▶ **Work required**
All of the material below is to be retyped exactly.

▶ **Data shown**
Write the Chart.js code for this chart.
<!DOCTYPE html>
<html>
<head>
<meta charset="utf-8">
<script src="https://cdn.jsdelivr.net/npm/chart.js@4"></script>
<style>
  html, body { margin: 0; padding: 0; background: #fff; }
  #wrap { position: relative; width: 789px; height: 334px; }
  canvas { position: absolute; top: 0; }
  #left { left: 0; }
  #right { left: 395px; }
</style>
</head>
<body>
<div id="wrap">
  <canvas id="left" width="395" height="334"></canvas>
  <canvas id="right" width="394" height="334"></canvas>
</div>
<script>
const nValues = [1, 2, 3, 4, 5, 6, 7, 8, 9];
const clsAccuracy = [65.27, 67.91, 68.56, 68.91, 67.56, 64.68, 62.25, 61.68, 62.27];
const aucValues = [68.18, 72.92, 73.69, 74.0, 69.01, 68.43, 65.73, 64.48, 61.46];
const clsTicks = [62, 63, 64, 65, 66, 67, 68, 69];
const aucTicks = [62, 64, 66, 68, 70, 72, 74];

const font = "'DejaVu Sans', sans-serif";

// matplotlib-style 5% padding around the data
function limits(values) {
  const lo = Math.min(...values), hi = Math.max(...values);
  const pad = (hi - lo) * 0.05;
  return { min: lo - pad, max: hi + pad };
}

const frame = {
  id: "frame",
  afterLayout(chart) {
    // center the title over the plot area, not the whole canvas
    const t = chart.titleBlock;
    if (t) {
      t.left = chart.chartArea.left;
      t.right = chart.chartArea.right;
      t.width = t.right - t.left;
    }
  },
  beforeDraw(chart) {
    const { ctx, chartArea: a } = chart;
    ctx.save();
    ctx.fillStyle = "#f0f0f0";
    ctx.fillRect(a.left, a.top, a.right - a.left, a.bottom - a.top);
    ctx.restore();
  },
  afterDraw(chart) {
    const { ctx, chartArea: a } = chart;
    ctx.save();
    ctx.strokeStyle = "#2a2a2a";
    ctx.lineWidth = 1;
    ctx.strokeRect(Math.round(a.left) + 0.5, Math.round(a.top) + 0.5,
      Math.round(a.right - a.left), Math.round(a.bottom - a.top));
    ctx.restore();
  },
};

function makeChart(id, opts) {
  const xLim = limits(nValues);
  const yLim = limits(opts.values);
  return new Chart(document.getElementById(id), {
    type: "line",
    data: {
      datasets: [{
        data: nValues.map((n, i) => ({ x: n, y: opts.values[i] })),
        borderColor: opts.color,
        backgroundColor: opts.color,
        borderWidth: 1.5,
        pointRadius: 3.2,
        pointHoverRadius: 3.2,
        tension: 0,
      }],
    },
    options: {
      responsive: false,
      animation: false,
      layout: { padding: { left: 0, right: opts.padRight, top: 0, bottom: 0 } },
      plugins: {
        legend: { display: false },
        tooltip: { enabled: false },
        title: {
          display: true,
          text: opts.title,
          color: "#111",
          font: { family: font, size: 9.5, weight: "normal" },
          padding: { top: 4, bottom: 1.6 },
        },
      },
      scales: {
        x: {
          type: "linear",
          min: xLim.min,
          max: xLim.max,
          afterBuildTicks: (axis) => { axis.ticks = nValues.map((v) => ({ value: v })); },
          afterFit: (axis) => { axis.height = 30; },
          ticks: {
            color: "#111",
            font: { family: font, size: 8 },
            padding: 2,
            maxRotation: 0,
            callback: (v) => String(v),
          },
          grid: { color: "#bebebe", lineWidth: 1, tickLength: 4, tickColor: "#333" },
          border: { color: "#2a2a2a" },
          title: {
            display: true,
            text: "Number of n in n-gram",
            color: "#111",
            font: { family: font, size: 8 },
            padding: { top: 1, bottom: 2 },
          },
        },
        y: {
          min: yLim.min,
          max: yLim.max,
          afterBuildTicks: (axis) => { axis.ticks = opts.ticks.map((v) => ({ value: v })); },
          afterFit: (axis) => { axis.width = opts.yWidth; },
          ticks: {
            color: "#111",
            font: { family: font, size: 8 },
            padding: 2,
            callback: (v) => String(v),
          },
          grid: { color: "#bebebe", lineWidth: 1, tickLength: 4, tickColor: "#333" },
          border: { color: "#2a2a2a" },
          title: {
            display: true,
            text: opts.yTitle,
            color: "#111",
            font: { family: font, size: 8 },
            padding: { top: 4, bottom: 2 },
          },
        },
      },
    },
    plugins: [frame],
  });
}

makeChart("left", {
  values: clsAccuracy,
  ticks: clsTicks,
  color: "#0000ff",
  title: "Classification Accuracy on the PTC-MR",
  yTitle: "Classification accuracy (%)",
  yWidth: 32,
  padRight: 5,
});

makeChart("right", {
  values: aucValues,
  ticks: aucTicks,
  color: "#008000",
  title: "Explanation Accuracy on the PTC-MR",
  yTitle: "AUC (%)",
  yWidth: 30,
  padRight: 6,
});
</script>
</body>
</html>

▶ **Reply to the task**
Write the Chart.js code for this chart.
<!DOCTYPE html>
<html>
<head>
<meta charset="utf-8">
<script src="https://cdn.jsdelivr.net/npm/chart.js@4"></script>
<style>
  html, body { margin: 0; padding: 0; background: #fff; }
  #wrap { position: relative; width: 789px; height: 334px; }
  canvas { position: absolute; top: 0; }
  #left { left: 0; }
  #right { left: 395px; }
</style>
</head>
<body>
<div id="wrap">
  <canvas id="left" width="395" height="334"></canvas>
  <canvas id="right" width="394" height="334"></canvas>
</div>
<script>
const nValues = [1, 2, 3, 4, 5, 6, 7, 8, 9];
const clsAccuracy = [65.27, 67.91, 68.56, 68.91, 67.56, 64.68, 62.25, 61.68, 62.27];
const aucValues = [68.18, 72.92, 73.69, 74.0, 69.01, 68.43, 65.73, 64.48, 61.46];
const clsTicks = [62, 63, 64, 65, 66, 67, 68, 69];
const aucTicks = [62, 64, 66, 68, 70, 72, 74];

const font = "'DejaVu Sans', sans-serif";

// matplotlib-style 5% padding around the data
function limits(values) {
  const lo = Math.min(...values), hi = Math.max(...values);
  const pad = (hi - lo) * 0.05;
  return { min: lo - pad, max: hi + pad };
}

const frame = {
  id: "frame",
  afterLayout(chart) {
    // center the title over the plot area, not the whole canvas
    const t = chart.titleBlock;
    if (t) {
      t.left = chart.chartArea.left;
      t.right = chart.chartArea.right;
      t.width = t.right - t.left;
    }
  },
  beforeDraw(chart) {
    const { ctx, chartArea: a } = chart;
    ctx.save();
    ctx.fillStyle = "#f0f0f0";
    ctx.fillRect(a.left, a.top, a.right - a.left, a.bottom - a.top);
    ctx.restore();
  },
  afterDraw(chart) {
    const { ctx, chartArea: a } = chart;
    ctx.save();
    ctx.strokeStyle = "#2a2a2a";
    ctx.lineWidth = 1;
    ctx.strokeRect(Math.round(a.left) + 0.5, Math.round(a.top) + 0.5,
      Math.round(a.right - a.left), Math.round(a.bottom - a.top));
    ctx.restore();
  },
};

function makeChart(id, opts) {
  const xLim = limits(nValues);
  const yLim = limits(opts.values);
  return new Chart(document.getElementById(id), {
    type: "line",
    data: {
      datasets: [{
        data: nValues.map((n, i) => ({ x: n, y: opts.values[i] })),
        borderColor: opts.color,
        backgroundColor: opts.color,
        borderWidth: 1.5,
        pointRadius: 3.2,
        pointHoverRadius: 3.2,
        tension: 0,
      }],
    },
    options: {
      responsive: false,
      animation: false,
      layout: { padding: { left: 0, right: opts.padRight, top: 0, bottom: 0 } },
      plugins: {
        legend: { display: false },
        tooltip: { enabled: false },
        title: {
          display: true,
          text: opts.title,
          color: "#111",
          font: { family: font, size: 9.5, weight: "normal" },
          padding: { top: 4, bottom: 1.6 },
        },
      },
      scales: {
        x: {
          type: "linear",
          min: xLim.min,
          max: xLim.max,
          afterBuildTicks: (axis) => { axis.ticks = nValues.map((v) => ({ value: v })); },
          afterFit: (axis) => { axis.height = 30; },
          ticks: {
            color: "#111",
            font: { family: font, size: 8 },
            padding: 2,
            maxRotation: 0,
            callback: (v) => String(v),
          },
          grid: { color: "#bebebe", lineWidth: 1, tickLength: 4, tickColor: "#333" },
          border: { color: "#2a2a2a" },
          title: {
            display: true,
            text: "Number of n in n-gram",
            color: "#111",
            font: { family: font, size: 8 },
            padding: { top: 1, bottom: 2 },
          },
        },
        y: {
          min: yLim.min,
          max: yLim.max,
          afterBuildTicks: (axis) => { axis.ticks = opts.ticks.map((v) => ({ value: v })); },
          afterFit: (axis) => { axis.width = opts.yWidth; },
          ticks: {
            color: "#111",
            font: { family: font, size: 8 },
            padding: 2,
            callback: (v) => String(v),
          },
          grid: { color: "#bebebe", lineWidth: 1, tickLength: 4, tickColor: "#333" },
          border: { color: "#2a2a2a" },
          title: {
            display: true,
            text: opts.yTitle,
            color: "#111",
            font: { family: font, size: 8 },
            padding: { top: 4, bottom: 2 },
          },
        },
      },
    },
    plugins: [frame],
  });
}

makeChart("left", {
  values: clsAccuracy,
  ticks: clsTicks,
  color: "#0000ff",
  title: "Classification Accuracy on the PTC-MR",
  yTitle: "Classification accuracy (%)",
  yWidth: 32,
  padRight: 5,
});

makeChart("right", {
  values: aucValues,
  ticks: aucTicks,
  color: "#008000",
  title: "Explanation Accuracy on the PTC-MR",
  yTitle: "AUC (%)",
  yWidth: 30,
  padRight: 6,
});
</script>
</body>
</html>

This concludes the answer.